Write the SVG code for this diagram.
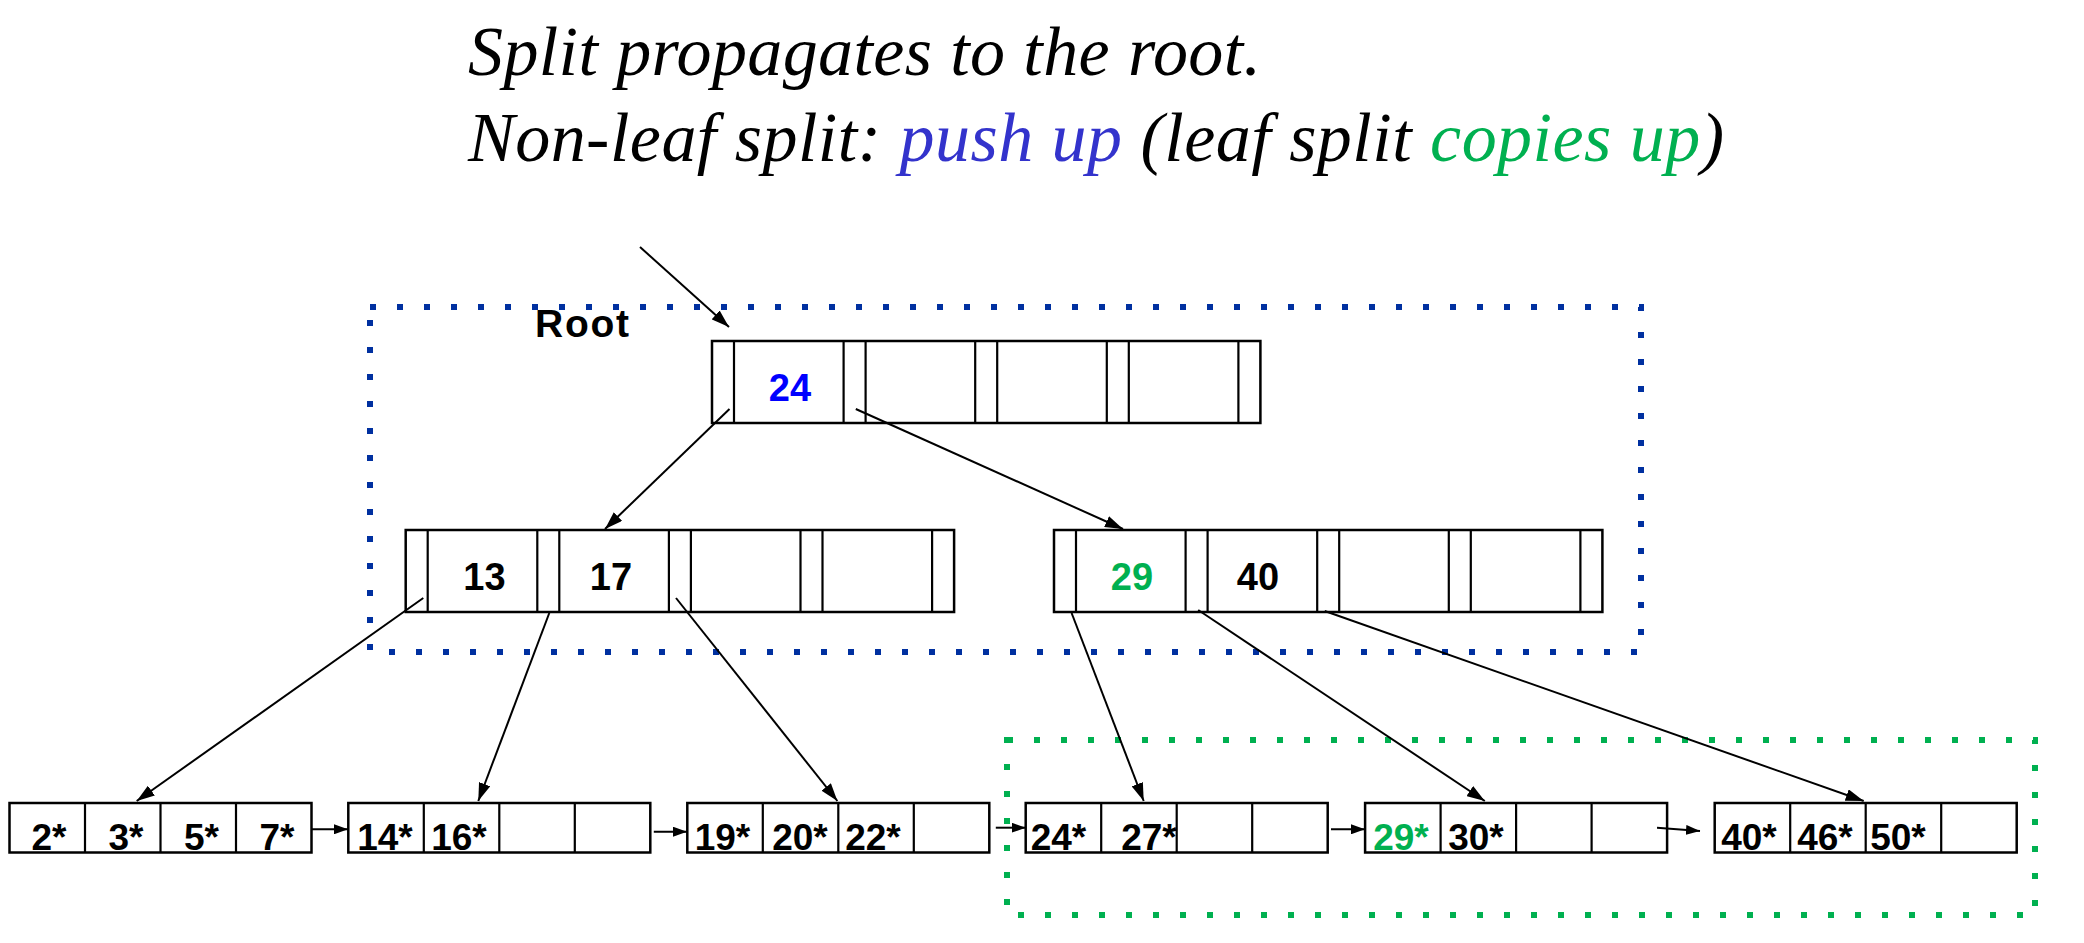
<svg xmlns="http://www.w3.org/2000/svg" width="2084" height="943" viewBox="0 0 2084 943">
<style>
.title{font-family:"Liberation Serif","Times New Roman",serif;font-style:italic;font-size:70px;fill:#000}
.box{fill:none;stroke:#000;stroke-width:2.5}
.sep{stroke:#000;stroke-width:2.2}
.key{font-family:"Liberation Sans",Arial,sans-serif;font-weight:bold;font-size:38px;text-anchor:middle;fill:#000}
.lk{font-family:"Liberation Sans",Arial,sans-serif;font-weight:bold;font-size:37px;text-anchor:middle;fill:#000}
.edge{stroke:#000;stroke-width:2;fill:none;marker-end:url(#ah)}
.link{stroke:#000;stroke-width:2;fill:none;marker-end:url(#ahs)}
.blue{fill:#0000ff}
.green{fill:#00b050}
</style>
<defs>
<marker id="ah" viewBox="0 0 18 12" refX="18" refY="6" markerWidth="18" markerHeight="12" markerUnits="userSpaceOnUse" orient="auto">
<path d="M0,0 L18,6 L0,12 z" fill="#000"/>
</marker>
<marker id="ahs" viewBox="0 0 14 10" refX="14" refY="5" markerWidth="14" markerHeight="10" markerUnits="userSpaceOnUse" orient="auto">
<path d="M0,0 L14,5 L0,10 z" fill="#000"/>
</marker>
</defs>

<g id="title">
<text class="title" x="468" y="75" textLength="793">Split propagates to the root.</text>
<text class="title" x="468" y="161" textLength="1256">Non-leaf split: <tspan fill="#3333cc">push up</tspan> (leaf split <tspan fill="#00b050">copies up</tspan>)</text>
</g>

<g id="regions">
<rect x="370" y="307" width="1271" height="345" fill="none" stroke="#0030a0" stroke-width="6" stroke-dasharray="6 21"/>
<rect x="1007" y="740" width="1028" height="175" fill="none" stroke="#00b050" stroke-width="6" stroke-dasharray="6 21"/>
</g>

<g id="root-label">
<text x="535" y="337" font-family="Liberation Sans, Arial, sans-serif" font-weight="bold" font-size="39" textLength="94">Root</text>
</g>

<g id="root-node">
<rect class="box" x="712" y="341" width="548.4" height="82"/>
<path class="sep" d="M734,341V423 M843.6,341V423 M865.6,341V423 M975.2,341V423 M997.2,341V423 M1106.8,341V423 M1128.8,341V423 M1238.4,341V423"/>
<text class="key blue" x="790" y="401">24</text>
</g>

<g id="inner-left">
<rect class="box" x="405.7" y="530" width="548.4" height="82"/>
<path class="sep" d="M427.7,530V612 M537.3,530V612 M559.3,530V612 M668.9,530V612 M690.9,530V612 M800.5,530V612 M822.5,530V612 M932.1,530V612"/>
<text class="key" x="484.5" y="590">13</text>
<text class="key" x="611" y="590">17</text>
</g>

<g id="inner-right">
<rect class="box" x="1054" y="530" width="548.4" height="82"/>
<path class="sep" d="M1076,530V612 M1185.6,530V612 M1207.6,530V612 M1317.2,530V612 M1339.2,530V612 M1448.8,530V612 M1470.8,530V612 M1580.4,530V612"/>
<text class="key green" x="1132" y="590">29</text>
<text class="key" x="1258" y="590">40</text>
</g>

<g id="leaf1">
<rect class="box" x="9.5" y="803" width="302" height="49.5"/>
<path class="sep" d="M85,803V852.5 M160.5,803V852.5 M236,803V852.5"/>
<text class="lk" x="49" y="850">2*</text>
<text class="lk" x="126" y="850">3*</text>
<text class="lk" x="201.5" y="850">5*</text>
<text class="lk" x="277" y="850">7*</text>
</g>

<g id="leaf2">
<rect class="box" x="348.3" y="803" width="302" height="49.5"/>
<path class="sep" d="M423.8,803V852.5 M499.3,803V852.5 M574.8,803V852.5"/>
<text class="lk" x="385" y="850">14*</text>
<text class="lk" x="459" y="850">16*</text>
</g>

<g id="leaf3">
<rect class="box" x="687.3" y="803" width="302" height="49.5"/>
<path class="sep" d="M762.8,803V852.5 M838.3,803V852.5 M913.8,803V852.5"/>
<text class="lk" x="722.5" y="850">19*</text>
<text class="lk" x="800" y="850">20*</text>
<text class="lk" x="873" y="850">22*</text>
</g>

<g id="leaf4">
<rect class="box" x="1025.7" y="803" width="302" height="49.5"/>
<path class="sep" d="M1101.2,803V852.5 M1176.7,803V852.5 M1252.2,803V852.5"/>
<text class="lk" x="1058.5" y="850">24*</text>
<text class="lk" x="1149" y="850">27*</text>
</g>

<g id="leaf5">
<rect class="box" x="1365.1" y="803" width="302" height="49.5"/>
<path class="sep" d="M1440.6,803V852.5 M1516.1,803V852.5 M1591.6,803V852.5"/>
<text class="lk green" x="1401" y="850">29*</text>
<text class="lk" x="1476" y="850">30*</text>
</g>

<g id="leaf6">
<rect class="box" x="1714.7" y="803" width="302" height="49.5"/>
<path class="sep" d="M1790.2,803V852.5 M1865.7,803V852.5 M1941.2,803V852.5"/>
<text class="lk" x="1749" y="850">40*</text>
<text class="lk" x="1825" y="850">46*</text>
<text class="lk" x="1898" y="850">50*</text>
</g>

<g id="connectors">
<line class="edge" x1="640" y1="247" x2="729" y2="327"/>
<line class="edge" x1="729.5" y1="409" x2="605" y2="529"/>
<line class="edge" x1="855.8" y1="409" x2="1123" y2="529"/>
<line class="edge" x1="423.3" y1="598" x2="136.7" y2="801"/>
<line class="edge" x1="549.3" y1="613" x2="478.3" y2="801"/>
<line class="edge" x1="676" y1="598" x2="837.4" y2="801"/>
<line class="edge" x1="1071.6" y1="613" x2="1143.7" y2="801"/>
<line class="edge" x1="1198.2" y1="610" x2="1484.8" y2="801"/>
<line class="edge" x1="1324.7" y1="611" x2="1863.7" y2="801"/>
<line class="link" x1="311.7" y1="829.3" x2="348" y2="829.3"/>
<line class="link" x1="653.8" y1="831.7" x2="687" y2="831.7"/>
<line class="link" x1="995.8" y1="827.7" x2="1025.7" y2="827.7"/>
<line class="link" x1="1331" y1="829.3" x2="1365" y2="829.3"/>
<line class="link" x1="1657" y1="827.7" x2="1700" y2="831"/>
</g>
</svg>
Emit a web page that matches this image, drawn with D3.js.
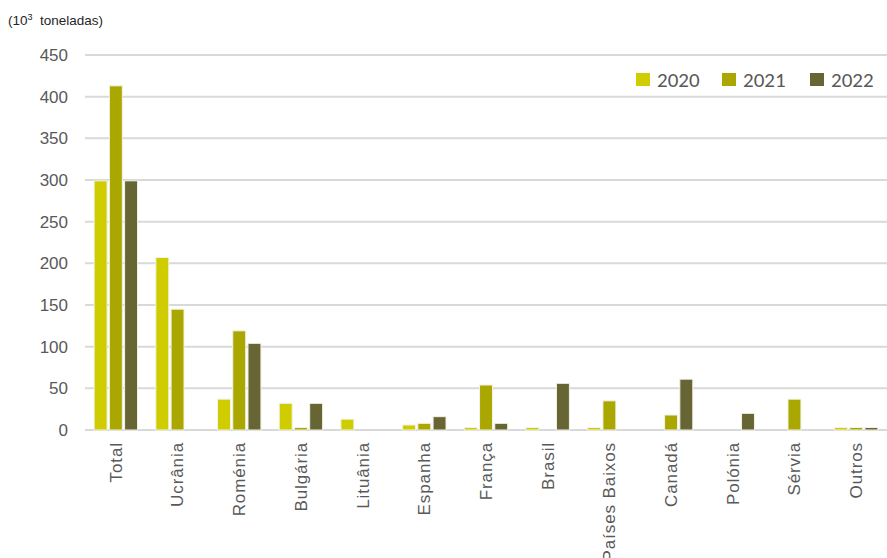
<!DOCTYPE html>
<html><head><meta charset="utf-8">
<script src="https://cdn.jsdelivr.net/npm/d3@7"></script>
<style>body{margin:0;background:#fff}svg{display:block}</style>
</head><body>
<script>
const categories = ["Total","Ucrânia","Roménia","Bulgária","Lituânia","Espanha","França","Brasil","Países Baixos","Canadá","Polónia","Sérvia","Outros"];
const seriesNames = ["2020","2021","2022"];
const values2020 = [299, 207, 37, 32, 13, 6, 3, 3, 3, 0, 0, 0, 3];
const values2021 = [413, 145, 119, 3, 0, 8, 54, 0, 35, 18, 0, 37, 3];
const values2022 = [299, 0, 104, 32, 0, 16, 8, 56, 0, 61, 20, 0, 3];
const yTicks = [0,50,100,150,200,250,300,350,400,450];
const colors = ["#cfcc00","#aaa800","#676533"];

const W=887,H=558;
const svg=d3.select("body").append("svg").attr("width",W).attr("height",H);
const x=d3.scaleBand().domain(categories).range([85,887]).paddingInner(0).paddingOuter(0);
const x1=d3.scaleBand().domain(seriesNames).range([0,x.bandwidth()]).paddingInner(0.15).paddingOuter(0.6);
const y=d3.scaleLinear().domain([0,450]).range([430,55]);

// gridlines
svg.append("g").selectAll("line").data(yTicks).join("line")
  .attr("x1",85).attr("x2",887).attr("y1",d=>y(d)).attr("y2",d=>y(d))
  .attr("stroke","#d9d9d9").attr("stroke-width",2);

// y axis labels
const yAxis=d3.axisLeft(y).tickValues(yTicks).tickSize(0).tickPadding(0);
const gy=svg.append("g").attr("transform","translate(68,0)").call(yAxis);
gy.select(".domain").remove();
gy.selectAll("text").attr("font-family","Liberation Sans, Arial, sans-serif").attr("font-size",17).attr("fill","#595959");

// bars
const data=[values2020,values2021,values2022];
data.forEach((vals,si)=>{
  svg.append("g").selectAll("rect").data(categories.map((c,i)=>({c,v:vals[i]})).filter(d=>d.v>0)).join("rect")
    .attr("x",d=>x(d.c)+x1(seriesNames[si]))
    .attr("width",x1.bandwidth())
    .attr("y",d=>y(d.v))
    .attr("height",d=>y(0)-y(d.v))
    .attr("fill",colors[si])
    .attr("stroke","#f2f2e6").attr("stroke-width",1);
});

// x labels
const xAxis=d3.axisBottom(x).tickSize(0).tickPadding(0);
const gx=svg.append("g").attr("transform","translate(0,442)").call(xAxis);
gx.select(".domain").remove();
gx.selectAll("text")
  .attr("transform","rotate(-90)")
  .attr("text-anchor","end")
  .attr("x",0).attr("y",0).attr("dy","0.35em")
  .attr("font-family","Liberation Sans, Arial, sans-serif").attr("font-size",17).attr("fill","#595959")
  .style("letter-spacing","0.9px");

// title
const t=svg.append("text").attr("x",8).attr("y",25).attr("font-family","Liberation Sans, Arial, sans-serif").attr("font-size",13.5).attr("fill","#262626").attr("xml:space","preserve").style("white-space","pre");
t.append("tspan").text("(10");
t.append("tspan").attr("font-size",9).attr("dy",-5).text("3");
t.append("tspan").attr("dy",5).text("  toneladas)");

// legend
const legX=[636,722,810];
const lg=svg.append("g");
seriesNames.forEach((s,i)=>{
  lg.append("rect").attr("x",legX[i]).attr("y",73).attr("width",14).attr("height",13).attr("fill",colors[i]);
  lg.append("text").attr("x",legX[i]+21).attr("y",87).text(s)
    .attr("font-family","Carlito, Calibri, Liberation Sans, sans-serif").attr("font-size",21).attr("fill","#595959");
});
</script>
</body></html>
= = = = =
→ EXERCISE GOAL:
In the entries above, find lines with "this" and copy each.

→ WRITTEN ANSWER:
Write the SVG code for this diagram.
Emit a web page that matches this image, drawn with D3.js.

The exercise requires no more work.